Your task
For each line that holds "drawn", copy the line out.

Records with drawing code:
--- begin ---
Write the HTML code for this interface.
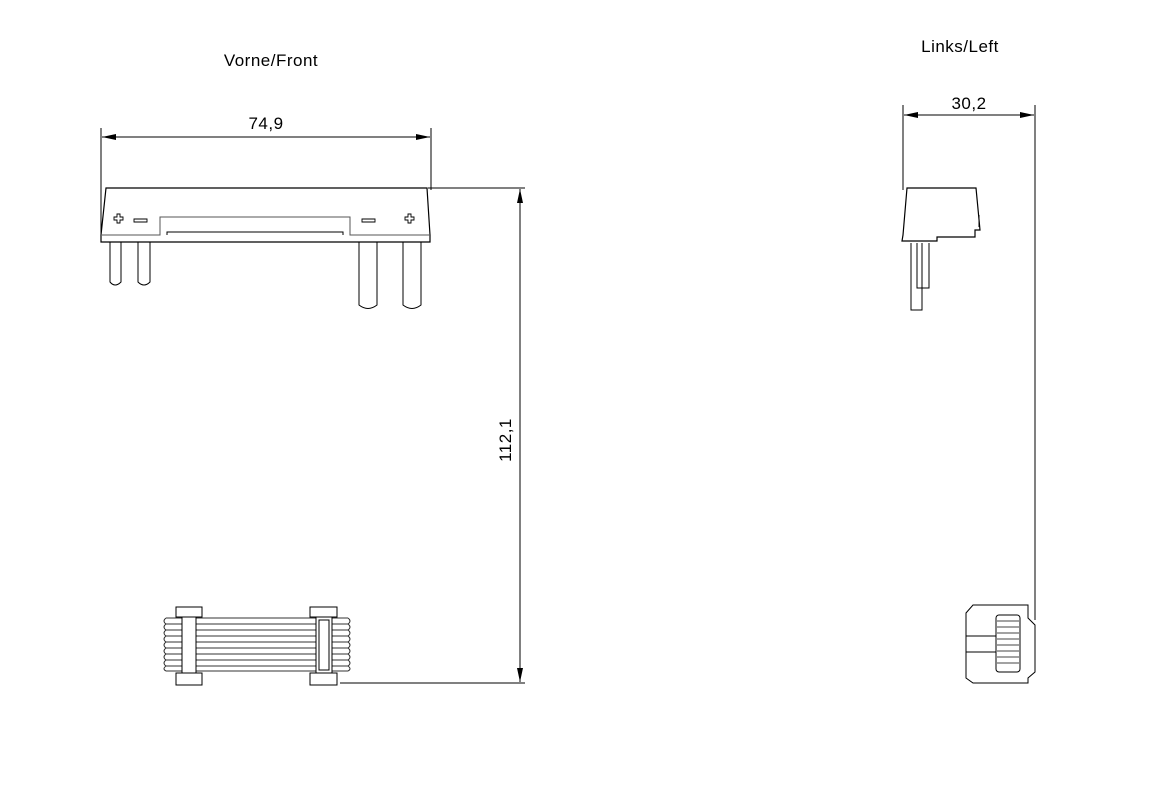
<!DOCTYPE html>
<html><head><style>body{margin:0;background:#fff}svg{display:block}text{font-family:"Liberation Sans Narrow","Liberation Sans",sans-serif;font-size:17px;fill:#000;letter-spacing:0.5px}</style></head><body>
<svg width="1173" height="802" viewBox="0 0 1173 802" fill="none" stroke="#000" stroke-width="1">
<defs><marker id="a" markerWidth="14" markerHeight="6" refX="14" refY="3" orient="auto" markerUnits="userSpaceOnUse"><path d="M0,0L14,3L0,6z" fill="#000" stroke="none"/></marker></defs>
<text x="271" y="66" text-anchor="middle" stroke="none">Vorne/Front</text>
<text x="960" y="52" text-anchor="middle" stroke="none">Links/Left</text>
<line x1="101" y1="128" x2="101" y2="240"/><line x1="431" y1="128" x2="431" y2="190"/>
<line x1="266" y1="137" x2="102" y2="137" marker-end="url(#a)"/><line x1="266" y1="137" x2="430" y2="137" marker-end="url(#a)"/>
<text x="266" y="129" text-anchor="middle" stroke="none">74,9</text>
<line x1="428" y1="188" x2="525" y2="188"/><line x1="340" y1="683" x2="525" y2="683"/>
<line x1="520" y1="435" x2="520" y2="189" marker-end="url(#a)"/><line x1="520" y1="435" x2="520" y2="682" marker-end="url(#a)"/>
<text transform="translate(511,440) rotate(-90)" text-anchor="middle" stroke="none">112,1</text>
<path d="M106,188L427,188L430,235L430,242L101,242L101,235Z" stroke-width="1.2"/>
<path d="M102,235L160,235L160,217L350,217L350,235L430,235" stroke="#555"/>
<path d="M167,235L167,232L343,232L343,235"/>
<g stroke-width="0.9">
<path d="M114,217h3v-3h3v3h3v3h-3v3h-3v-3h-3z"/>
<path d="M134,219h13v3h-13z"/>
<path d="M362,219h13v3h-13z"/>
<path d="M405,217h3v-3h3v3h3v3h-3v3h-3v-3h-3z"/>
</g>
<path d="M110,242v40q5,6 11,0v-40M138,242v40q6,6 12,0v-40M359,242v63q9,7 18,0v-63M403,242v63q9,7 18,0v-63"/>
<rect x="176" y="607" width="26" height="10"/><rect x="310" y="607" width="27" height="10"/>
<rect x="176" y="673" width="26" height="12"/><rect x="310" y="673" width="27" height="12"/>
<g stroke="#333"><path d="M166,618h182M166,624h182M166,630h182M166,636h182M166,642h182M166,648h182M166,654h182M166,660h182M166,666h182M166,671h182"/>
<path d="M166,618q-4,3 0,6q-4,3 0,6q-4,3 0,6q-4,3 0,6q-4,3 0,6q-4,3 0,6q-4,3 0,6q-4,3 0,6q-4,3 0,5M348,618q4,3 0,6q4,3 0,6q4,3 0,6q4,3 0,6q4,3 0,6q4,3 0,6q4,3 0,6q4,3 0,6q4,3 0,5"/></g>
<rect x="182" y="617" width="14" height="56" fill="#fff"/><rect x="316" y="617" width="16" height="56" fill="#fff"/><rect x="319" y="620" width="10" height="50"/>
<line x1="903" y1="105" x2="903" y2="190"/><line x1="1035" y1="105" x2="1035" y2="620"/>
<line x1="969" y1="115" x2="904" y2="115" marker-end="url(#a)"/><line x1="969" y1="115" x2="1034" y2="115" marker-end="url(#a)"/>
<text x="969" y="109" text-anchor="middle" stroke="none">30,2</text>
<path d="M907,188L976,188L980,230L975,230L975,237L937,237L937,241L902,241L903,235Z" stroke-width="1.2"/>
<path d="M979,215v12"/>
<path d="M911,243v67h11v-67M917,243v45h12v-45"/>
<path d="M973,605L1028,605L1028,618L1035,625L1035,672L1028,678L1028,683L973,683L966,678L966,613Z"/>
<path d="M966,636H996M966,652H996"/>
<rect x="996" y="615" width="24" height="57" rx="3"/>
<path d="M997,621h22M997,627h22M997,633h22M997,639h22M997,645h22M997,651h22M997,657h22M997,663h22" stroke="#444"/>
</svg></body></html>
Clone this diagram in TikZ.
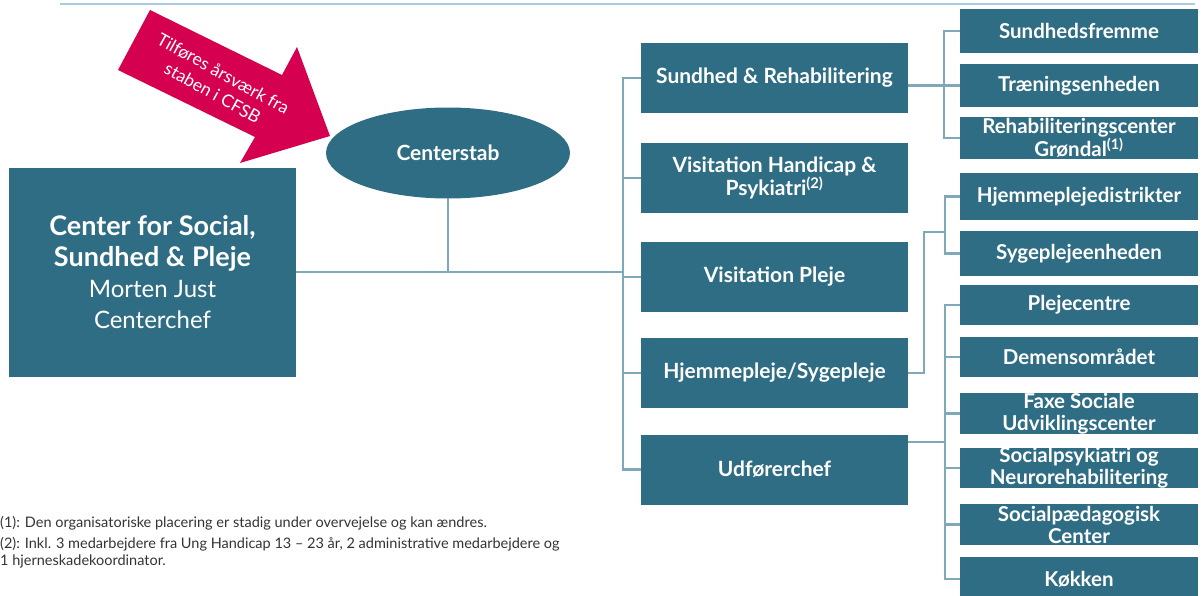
\documentclass[tikz,border=0pt]{standalone}
\usepackage{fontspec}
\setmainfont{Lato}
\usetikzlibrary{shapes.geometric,positioning,calc}

\definecolor{cfsbteal}{HTML}{2F6D84}
\definecolor{cfsbline}{HTML}{7FA8B9}
\definecolor{cfsbpink}{HTML}{D5004F}
\definecolor{cfsbrule}{HTML}{A8CDE0}
\definecolor{cfsbnote}{HTML}{333333}

\tikzset{
  unit/.style={rectangle,fill=cfsbteal,text=white,align=center,inner sep=0pt,
    font=\bfseries\fontsize{21}{23}\selectfont,minimum width=267pt,minimum height=70pt},
  subunit/.style={unit,minimum width=238pt,minimum height=42pt,
    font=\bfseries\fontsize{20.5}{22}\selectfont},
  link/.style={draw=cfsbline,line width=2.2pt},
}

\begin{document}
\begin{tikzpicture}[x=1pt,y=-1pt]
\useasboundingbox (0,0) rectangle (1203,595);
\draw[cfsbrule,line width=2pt] (60,4) -- (1195,4);

% staff arrow
\fill[cfsbpink] (150,10) -- (282,75) -- (297,47) -- (330,136) -- (240,163) -- (255,137) -- (118,70) -- cycle;
\node[text=white,rotate=-29,align=center,font=\fontsize{17.5}{22}\selectfont] (staff) at (218,83) {Tilføres årsværk fra\\staben i CFSB};

% top
\node[unit,minimum width=287pt,minimum height=209pt,font=\fontsize{24}{31}\selectfont] (cfsb) at (152.5,272)
  {{\bfseries\fontsize{27}{31}\selectfont Center for Social,}\\{\bfseries\fontsize{27}{31}\selectfont Sundhed \& Pleje}\\Morten Just\\Centerchef};
\node[ellipse,fill=cfsbteal,text=white,inner sep=0pt,font=\bfseries\fontsize{21}{23}\selectfont,
  minimum width=244pt,minimum height=91pt] (stab) at (448,153) {Centerstab};

% middle column
\node[unit] (sr) at (774.5,78) {Sundhed \& Rehabilitering};
\node[unit] (vhp) at (774.5,178) {Visitation Handicap \&\\Psykiatri\textsuperscript{(2)}};
\node[unit] (vp) at (774.5,277) {Visitation Pleje};
\node[unit] (hs) at (774.5,373) {Hjemmepleje/Sygepleje};
\node[unit] (uf) at (774.5,469.5) {Udførerchef};

% right column
\node[subunit,minimum height=44pt] (sf) at (1079,31) {Sundhedsfremme};
\node[subunit,minimum height=43pt] (te) at (1079,85.5) {Træningsenheden};
\node[subunit] (rg) at (1079,138) {Rehabiliteringscenter\\Grøndal\textsuperscript{(1)}};
\node[subunit,minimum height=47pt] (hd) at (1079,196.5) {\raisebox{-10pt}{Hjemmeplejedistrikter}};
\node[subunit,minimum height=45pt] (se) at (1079,253.5) {Sygeplejeenheden};
\node[subunit,minimum height=40pt] (pc) at (1079,305) {Plejecentre};
\node[subunit,minimum height=40pt] (dm) at (1079,357) {Demensområdet};
\node[subunit,minimum height=41pt] (fs) at (1079,413.5) {Faxe Sociale\\Udviklingscenter};
\node[subunit,minimum height=40pt] (sn) at (1079,468) {Socialpsykiatri og\\Neurorehabilitering};
\node[subunit,minimum height=41pt] (sp) at (1079,524.5) {Socialpædagogisk\\Center};
\node[subunit,minimum height=44pt] (kk) at (1079,579) {Køkken};

% connectors
\coordinate (trunk) at (623,272);
\coordinate (g2) at (945,232);
\coordinate (g3) at (945,442);
\draw[link] (cfsb.east) -- (trunk);
\draw[link] (stab.south) -- (stab.south |- trunk);
\draw[link] (sr.west) -| (trunk |- uf.west) -- (uf.west);
\foreach \n in {vhp,vp,hs}
  \draw[link] (\n.west) -- (\n.west -| trunk);

\draw[link] (te.west) -- (te.west -| sr.east);
\draw[link] (sf.west) -- ++(-16,0) |- (rg.west);

\draw[link] (hd.west) -- ++(-15,0) |- (se.west);
\draw[link] (hs.east) -| ([xshift=-21pt]g2) -- (g2);

\draw[link] (pc.west) -- ++(-15,0) |- (kk.west);
\foreach \n in {dm,fs,sn,sp}
  \draw[link] (\n.west) -- ++(-15,0);
\draw[link] (g3 -| uf.east) -- (g3);

% notes
\node[anchor=west,inner sep=0pt,text=cfsbnote,font=\fontsize{14.5}{17}\selectfont] (fn1) at (0,523)
  {(1): Den organisatoriske placering er stadig under overvejelse og kan ændres.};
\node[anchor=north west,inner sep=0pt,align=left,text=cfsbnote,font=\fontsize{14.5}{17}\selectfont] (fn2) at (0,537)
  {(2): Inkl. 3 medarbejdere fra Ung Handicap 13 -- 23 år, 2 administrative medarbejdere og\\1 hjerneskadekoordinator.};
\end{tikzpicture}
\end{document}
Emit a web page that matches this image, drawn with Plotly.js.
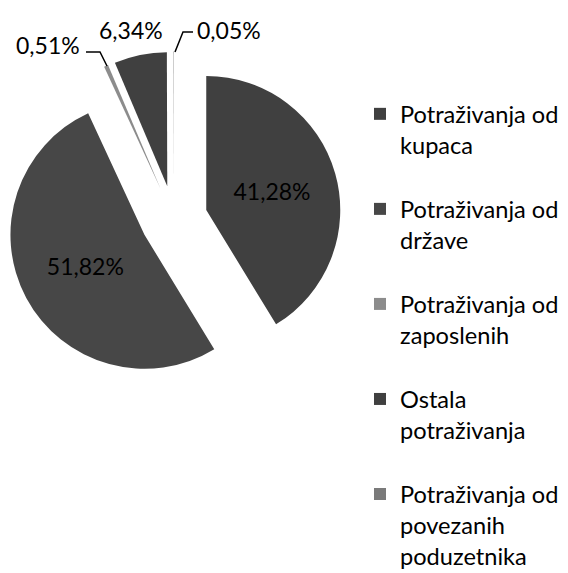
<!DOCTYPE html>
<html>
<head>
<meta charset="utf-8">
<script src="https://cdn.plot.ly/plotly-3.0.1.min.js"></script>
<style>html,body{margin:0;padding:0;background:#fff;overflow:hidden;}#chart{width:568px;height:640px;}</style>
</head>
<body>
<div id="chart"></div>
<script>
// ---- data ----
var categories = ['Potraživanja od kupaca', 'Potraživanja od države', 'Potraživanja od zaposlenih', 'Ostala potraživanja', 'Potraživanja od povezanih poduzetnika'];
var legendLabels = ['Potraživanja od<br>kupaca', 'Potraživanja od<br>države', 'Potraživanja od<br>zaposlenih', 'Ostala<br>potraživanja', 'Potraživanja od<br>povezanih<br>poduzetnika'];
var shares = [41.28, 51.82, 0.51, 6.34, 0.05];
var colors = ['#404040', '#474747', '#8c8c8c', '#404040', '#7a7a7a'];

var FONT = 'Lato, "Open Sans", sans-serif';
function pct(v){ return v.toFixed(2).replace('.', ',') + '%'; }

// the page shows the top 573 px; the canvas runs a little taller so the
// last legend entry is cut by the window edge, as in the original
var W = 568, H = 640;
function px(x){ return x / W; }
function py(y){ return 1 - y / H; }

var trace = {
  type: 'pie',
  labels: legendLabels.map(function(l){ return l + '<br> '; }),
  values: shares,
  sort: false,
  direction: 'clockwise',
  rotation: 0,
  pull: [0.25, 0.25, 0.25, 0.25, 0.25],
  marker: {colors: colors, line: {width: 0}},
  texttemplate: '%{percent:.2%}',
  textposition: ['inside', 'inside', 'none', 'none', 'none'],
  insidetextorientation: 'horizontal',
  insidetextfont: {family: FONT, size: 23, color: '#000'},
  domain: {x: [px(6.5), px(341.5)], y: [py(386.5), py(51.5)]},
  hoverinfo: 'none'
};

// small-slice labels with leader lines
var annotations = [
  {text: pct(shares[2]), x: px(48), y: py(45)},
  {text: pct(shares[3]), x: px(131), y: py(30)},
  {text: pct(shares[4]), x: px(229), y: py(30)}
].map(function(a){
  return {text: a.text, x: a.x, y: a.y, xref: 'paper', yref: 'paper', xanchor: 'center', yanchor: 'middle', showarrow: false, font: {family: FONT, size: 23, color: '#000'}};
});

function pth(pts){
  return 'M' + pts.map(function(p){ return px(p[0]) + ',' + py(p[1]); }).join(' L');
}
var shapes = [
  {type: 'path', xref: 'paper', yref: 'paper', path: pth([[86,52],[100,52],[107,66]]), line: {color: '#000', width: 1.5}},
  {type: 'path', xref: 'paper', yref: 'paper', path: pth([[193,32],[183,32],[175,52]]), line: {color: '#000', width: 1.5}}
];

var layout = {
  width: W, height: H,
  margin: {l: 0, r: 0, t: 0, b: 0},
  paper_bgcolor: '#fff',
  separators: ',.',
  font: {family: FONT, size: 23, color: '#000'},
  showlegend: true,
  legend: {
    x: px(360), y: py(92), xanchor: 'left', yanchor: 'top',
    valign: 'top', bgcolor: 'rgba(0,0,0,0)', maxheight: 1,
    font: {family: FONT, size: 23.6, color: '#000'}
  },
  annotations: annotations,
  shapes: shapes
};

Plotly.newPlot('chart', [trace], layout, {displayModeBar: false, staticPlot: true});
</script>
</body>
</html>
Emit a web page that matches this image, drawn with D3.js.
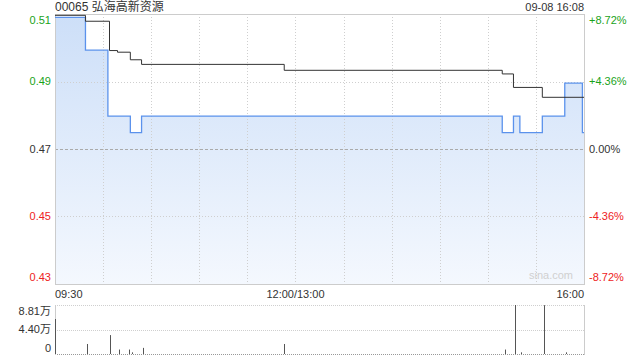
--- end ---
Correct result
Emit a web page that matches this image, drawn with Plotly.js.
Emit a web page that matches this image, drawn with D3.js.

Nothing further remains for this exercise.